Only the span from the line containing "Write a Python" down to the line containing "lw=1.5, zorder=1, solid_joinstyle='miter')" is to be printed, exactly and inclusively, with pictures omitted.

**** Extracted material ****

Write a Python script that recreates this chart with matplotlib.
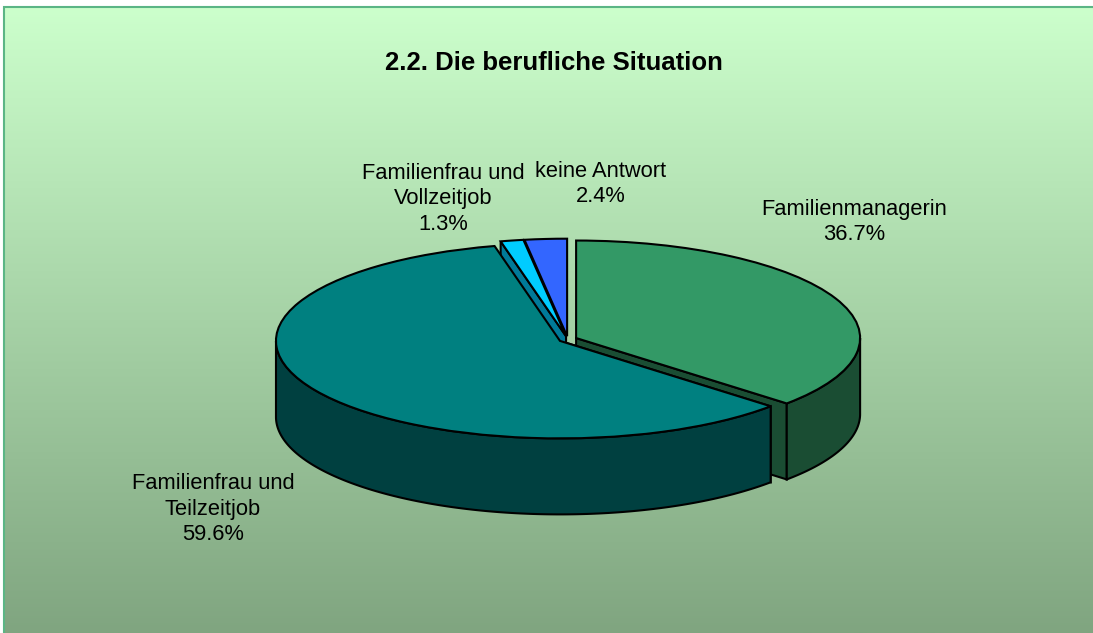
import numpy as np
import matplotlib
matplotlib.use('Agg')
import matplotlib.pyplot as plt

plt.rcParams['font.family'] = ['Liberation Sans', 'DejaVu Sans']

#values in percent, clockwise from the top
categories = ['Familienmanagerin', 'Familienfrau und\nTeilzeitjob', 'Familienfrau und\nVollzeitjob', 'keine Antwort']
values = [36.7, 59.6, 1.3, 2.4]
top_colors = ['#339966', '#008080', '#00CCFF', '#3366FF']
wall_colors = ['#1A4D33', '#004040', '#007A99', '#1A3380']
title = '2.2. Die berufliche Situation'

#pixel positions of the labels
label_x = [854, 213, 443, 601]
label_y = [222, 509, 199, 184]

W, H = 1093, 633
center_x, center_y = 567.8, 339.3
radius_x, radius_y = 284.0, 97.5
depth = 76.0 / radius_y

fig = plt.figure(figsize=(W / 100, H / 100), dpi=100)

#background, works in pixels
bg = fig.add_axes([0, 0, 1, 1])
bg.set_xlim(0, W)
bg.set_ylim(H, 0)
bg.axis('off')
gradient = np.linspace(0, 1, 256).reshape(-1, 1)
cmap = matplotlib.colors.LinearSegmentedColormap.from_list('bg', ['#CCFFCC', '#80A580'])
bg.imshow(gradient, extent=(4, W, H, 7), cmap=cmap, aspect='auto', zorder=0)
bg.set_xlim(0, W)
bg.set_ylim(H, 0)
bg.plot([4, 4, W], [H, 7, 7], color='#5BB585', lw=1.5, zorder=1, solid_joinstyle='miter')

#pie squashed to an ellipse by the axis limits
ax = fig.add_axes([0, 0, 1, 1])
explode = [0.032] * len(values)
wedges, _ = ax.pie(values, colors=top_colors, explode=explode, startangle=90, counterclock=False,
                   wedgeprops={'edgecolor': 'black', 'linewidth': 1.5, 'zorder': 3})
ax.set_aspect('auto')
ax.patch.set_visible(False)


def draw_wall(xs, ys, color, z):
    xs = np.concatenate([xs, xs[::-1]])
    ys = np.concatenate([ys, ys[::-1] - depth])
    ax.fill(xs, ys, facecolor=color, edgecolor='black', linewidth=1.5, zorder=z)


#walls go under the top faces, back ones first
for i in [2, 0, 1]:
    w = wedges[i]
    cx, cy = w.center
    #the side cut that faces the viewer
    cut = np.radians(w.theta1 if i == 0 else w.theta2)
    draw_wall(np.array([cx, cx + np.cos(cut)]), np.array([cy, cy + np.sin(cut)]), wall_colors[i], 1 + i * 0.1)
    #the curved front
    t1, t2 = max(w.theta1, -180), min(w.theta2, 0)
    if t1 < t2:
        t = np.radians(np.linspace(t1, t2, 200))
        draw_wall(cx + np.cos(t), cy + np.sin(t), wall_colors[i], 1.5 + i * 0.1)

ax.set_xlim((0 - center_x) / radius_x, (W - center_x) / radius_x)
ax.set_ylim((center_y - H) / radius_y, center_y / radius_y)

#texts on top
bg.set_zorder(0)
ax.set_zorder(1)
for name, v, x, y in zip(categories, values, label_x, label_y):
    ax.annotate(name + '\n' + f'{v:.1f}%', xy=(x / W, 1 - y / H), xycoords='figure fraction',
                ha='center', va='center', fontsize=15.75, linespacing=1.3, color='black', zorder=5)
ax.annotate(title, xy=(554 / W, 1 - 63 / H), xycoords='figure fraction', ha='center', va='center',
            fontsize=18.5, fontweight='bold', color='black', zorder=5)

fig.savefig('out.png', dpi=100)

****
**** Extracted material ****

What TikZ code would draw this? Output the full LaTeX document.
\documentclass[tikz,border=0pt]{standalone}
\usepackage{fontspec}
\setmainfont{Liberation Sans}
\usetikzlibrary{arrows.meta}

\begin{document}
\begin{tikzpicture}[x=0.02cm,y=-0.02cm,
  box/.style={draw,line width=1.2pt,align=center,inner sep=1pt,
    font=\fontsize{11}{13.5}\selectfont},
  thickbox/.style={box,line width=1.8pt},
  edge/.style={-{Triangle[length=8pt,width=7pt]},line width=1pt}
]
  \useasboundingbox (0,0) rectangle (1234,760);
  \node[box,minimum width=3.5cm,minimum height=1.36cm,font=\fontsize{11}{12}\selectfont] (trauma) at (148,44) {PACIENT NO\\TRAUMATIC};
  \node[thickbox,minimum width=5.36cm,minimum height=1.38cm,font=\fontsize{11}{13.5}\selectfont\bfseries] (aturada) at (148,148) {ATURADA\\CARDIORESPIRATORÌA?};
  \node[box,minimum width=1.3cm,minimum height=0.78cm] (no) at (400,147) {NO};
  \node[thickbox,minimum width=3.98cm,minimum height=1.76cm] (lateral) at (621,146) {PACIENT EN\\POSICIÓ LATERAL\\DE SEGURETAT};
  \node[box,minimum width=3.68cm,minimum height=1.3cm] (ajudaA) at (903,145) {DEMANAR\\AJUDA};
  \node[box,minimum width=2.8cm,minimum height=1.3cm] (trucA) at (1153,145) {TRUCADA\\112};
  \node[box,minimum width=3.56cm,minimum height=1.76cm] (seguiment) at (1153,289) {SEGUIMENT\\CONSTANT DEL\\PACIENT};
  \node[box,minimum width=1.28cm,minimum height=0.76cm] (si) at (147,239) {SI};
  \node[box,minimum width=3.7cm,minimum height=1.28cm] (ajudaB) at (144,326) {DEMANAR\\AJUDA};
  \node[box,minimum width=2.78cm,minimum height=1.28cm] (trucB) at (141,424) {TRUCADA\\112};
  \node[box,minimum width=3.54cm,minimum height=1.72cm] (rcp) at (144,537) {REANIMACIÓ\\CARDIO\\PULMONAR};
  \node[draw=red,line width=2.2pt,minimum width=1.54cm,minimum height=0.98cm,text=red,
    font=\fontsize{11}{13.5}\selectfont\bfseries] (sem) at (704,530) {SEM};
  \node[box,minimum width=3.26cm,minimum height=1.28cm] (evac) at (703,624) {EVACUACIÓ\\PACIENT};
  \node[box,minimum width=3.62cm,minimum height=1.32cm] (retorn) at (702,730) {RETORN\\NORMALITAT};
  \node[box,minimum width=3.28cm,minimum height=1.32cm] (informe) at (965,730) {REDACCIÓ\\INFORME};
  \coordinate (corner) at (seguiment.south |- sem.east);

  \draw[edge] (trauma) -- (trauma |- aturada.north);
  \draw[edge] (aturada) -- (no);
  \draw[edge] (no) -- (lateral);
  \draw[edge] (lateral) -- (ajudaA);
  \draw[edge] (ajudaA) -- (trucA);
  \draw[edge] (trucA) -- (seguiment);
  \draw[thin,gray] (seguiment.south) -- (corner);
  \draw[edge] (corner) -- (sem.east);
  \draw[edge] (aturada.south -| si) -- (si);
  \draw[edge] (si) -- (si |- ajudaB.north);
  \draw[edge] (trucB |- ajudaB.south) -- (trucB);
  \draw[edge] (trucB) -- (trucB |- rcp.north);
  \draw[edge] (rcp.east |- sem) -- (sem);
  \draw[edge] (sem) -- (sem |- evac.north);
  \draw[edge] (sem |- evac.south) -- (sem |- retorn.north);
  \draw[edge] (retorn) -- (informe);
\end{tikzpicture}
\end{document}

****
**** Extracted material ****

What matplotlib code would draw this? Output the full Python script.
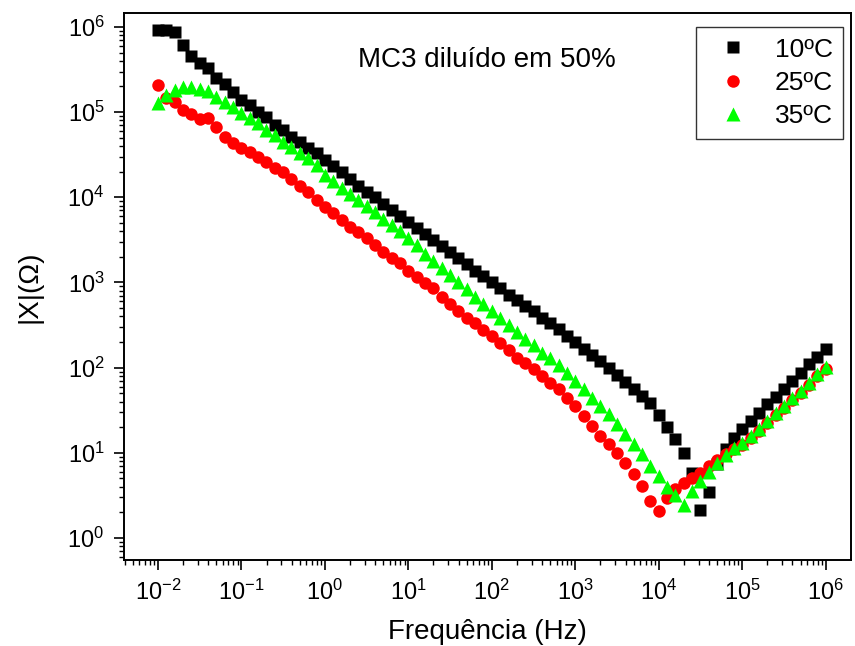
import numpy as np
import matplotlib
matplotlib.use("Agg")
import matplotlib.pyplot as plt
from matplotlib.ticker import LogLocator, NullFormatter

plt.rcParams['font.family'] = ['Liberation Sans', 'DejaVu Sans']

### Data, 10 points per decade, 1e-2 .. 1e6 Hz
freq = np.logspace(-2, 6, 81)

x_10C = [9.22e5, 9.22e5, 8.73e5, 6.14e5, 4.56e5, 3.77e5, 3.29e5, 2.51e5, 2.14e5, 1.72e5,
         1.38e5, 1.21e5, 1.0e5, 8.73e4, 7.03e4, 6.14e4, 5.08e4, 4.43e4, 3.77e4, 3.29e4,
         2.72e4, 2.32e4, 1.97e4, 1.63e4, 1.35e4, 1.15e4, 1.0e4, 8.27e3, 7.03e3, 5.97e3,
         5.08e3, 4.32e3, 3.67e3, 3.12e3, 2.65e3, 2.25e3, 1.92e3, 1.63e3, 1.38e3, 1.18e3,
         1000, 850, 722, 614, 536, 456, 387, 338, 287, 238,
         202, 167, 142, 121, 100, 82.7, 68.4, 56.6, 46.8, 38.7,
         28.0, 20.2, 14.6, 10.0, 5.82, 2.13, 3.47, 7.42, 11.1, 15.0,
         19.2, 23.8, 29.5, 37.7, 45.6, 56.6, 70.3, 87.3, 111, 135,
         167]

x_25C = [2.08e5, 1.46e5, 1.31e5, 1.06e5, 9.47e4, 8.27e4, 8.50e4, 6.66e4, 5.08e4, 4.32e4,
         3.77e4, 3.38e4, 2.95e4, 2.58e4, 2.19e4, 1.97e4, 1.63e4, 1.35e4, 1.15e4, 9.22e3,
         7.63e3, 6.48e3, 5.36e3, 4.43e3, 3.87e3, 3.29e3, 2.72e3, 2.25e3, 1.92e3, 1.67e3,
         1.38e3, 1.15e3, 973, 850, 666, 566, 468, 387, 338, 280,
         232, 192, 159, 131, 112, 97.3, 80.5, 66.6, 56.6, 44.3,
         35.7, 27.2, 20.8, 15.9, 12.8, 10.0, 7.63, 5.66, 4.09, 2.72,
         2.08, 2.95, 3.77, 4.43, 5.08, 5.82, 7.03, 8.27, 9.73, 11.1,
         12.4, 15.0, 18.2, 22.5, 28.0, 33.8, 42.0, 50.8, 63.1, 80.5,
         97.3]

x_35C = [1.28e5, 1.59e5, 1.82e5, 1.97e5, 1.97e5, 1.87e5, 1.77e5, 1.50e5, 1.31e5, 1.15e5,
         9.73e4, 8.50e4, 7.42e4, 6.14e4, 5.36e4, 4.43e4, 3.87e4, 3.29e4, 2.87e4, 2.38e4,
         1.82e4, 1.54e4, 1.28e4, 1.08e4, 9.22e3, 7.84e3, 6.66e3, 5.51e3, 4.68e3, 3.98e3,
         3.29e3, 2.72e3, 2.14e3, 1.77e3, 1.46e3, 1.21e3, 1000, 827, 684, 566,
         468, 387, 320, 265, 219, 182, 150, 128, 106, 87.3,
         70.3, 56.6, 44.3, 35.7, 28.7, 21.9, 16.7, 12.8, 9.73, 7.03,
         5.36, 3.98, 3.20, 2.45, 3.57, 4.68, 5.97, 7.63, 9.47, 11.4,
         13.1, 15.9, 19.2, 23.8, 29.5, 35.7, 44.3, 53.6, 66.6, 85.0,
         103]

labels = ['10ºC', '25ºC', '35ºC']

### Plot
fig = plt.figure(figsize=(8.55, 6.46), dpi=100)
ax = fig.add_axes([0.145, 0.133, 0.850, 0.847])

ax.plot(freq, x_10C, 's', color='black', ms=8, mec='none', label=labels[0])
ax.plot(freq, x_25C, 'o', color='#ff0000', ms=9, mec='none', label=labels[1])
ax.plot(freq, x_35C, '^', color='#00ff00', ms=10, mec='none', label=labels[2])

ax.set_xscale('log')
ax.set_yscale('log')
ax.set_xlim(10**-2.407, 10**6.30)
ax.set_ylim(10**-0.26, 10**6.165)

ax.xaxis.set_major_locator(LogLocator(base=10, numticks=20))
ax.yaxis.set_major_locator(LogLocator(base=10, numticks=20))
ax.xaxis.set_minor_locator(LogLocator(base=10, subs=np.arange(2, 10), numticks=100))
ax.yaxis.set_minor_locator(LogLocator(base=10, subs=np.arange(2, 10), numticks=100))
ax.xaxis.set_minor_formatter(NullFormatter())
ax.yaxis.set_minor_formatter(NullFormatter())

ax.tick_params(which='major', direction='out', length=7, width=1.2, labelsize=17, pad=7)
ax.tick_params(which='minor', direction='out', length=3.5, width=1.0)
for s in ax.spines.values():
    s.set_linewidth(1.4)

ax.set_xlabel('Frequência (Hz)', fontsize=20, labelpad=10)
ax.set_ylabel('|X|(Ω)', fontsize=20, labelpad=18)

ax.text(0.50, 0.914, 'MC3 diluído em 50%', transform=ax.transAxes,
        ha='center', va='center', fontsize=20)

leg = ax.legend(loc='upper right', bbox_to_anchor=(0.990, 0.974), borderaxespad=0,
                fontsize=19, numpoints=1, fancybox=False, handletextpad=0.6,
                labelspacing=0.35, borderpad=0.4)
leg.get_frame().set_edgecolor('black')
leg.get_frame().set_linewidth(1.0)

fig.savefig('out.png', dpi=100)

****

### Answer to the problem
Write a Python script that recreates this chart with matplotlib.
import numpy as np
import matplotlib
matplotlib.use('Agg')
import matplotlib.pyplot as plt

plt.rcParams['font.family'] = ['Liberation Sans', 'DejaVu Sans']

#values in percent, clockwise from the top
categories = ['Familienmanagerin', 'Familienfrau und\nTeilzeitjob', 'Familienfrau und\nVollzeitjob', 'keine Antwort']
values = [36.7, 59.6, 1.3, 2.4]
top_colors = ['#339966', '#008080', '#00CCFF', '#3366FF']
wall_colors = ['#1A4D33', '#004040', '#007A99', '#1A3380']
title = '2.2. Die berufliche Situation'

#pixel positions of the labels
label_x = [854, 213, 443, 601]
label_y = [222, 509, 199, 184]

W, H = 1093, 633
center_x, center_y = 567.8, 339.3
radius_x, radius_y = 284.0, 97.5
depth = 76.0 / radius_y

fig = plt.figure(figsize=(W / 100, H / 100), dpi=100)

#background, works in pixels
bg = fig.add_axes([0, 0, 1, 1])
bg.set_xlim(0, W)
bg.set_ylim(H, 0)
bg.axis('off')
gradient = np.linspace(0, 1, 256).reshape(-1, 1)
cmap = matplotlib.colors.LinearSegmentedColormap.from_list('bg', ['#CCFFCC', '#80A580'])
bg.imshow(gradient, extent=(4, W, H, 7), cmap=cmap, aspect='auto', zorder=0)
bg.set_xlim(0, W)
bg.set_ylim(H, 0)
bg.plot([4, 4, W], [H, 7, 7], color='#5BB585', lw=1.5, zorder=1, solid_joinstyle='miter')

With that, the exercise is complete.